10 Questions: Brian Leonard of Villa-O

Leonard is inside. The manager (gray suit, third window from left) was either too scared, too bound by rules or slides too easily into Speedos to allow a photo. The interview he was so afraid of after the jump.
Leonard is inside. The manager (gray suit, third window from left) was either too scared, too bound by rules or slides too easily into Speedos to allow a photo. The interview he was so afraid of after the jump.
Patrick Michels

The transition from waiter to bartender isn't always easy. Neither is the discipline necessary to handle service industry responsibilities and a college class schedule.

Leonard waited tables at Ferre. He started in the same role at Villa-O before shifting behind the bar.

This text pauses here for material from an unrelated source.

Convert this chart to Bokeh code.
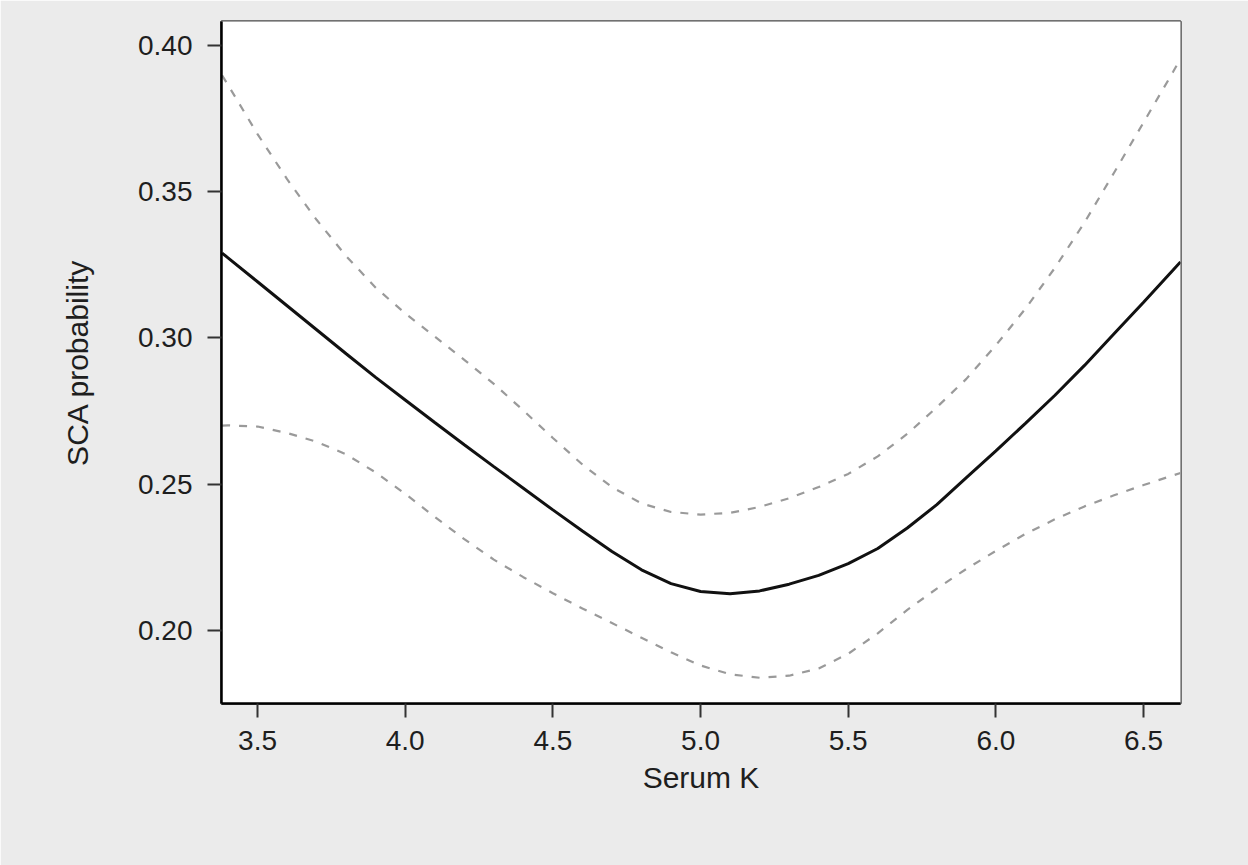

So far, everything is going smoothly for the student/bartender how expects to graduate from UTD in a year and a half with a degree in marketing. But what happens when his fellow students drop by hoping for a freebie...?

1. Why do so many people work their way through college this way? The hours, really. It allows you to have a flexible schedule and it is good money. But mainly, it's the hours.

2. But can you still make class after those late nights? That's the good thing about Villa-O: normally we are out of here by 11.

3. Which is better, waiter or bartender? The money is equal. I like bartending because you create something. You create a regular crowd. And I like having things at my fingertips.

4. Is there anything bartenders hate to hear? Honestly, nothing bothers me.

5. Even when they ask for B-52s? You know, I enjoy making drinks. Of course, if customers are rude...

6. As a waiter you get to interact with guests...Yes, but your time is limited. Here you can work and talk at the same time. There's more responsibility, too. They put more trust in the bartender. I look at it as a promotion.

7. So when you were a waiter, ever spill things? Of course. That's something that always going to happen.

8. What's the best way to recover from mistakes? The best way is to apologize and move on. If you're over-apologetic, it looks weak. Most customers understand that mistakes happen. How you apologize depends on the the type of mistake.

9. You know, a lot of people who start bartending in college stay in after graduation...I do love the service industry. I have goals I'd like to reach after graduation, though. I don't see myself hanging around for more than a little bit. Bartending creates a lot of opportunities, though.

10. Do your friends ever stop by for free drinks? I have a good set of friends. They don't expect it and I don't give free drinks. I'm responsible for the bar.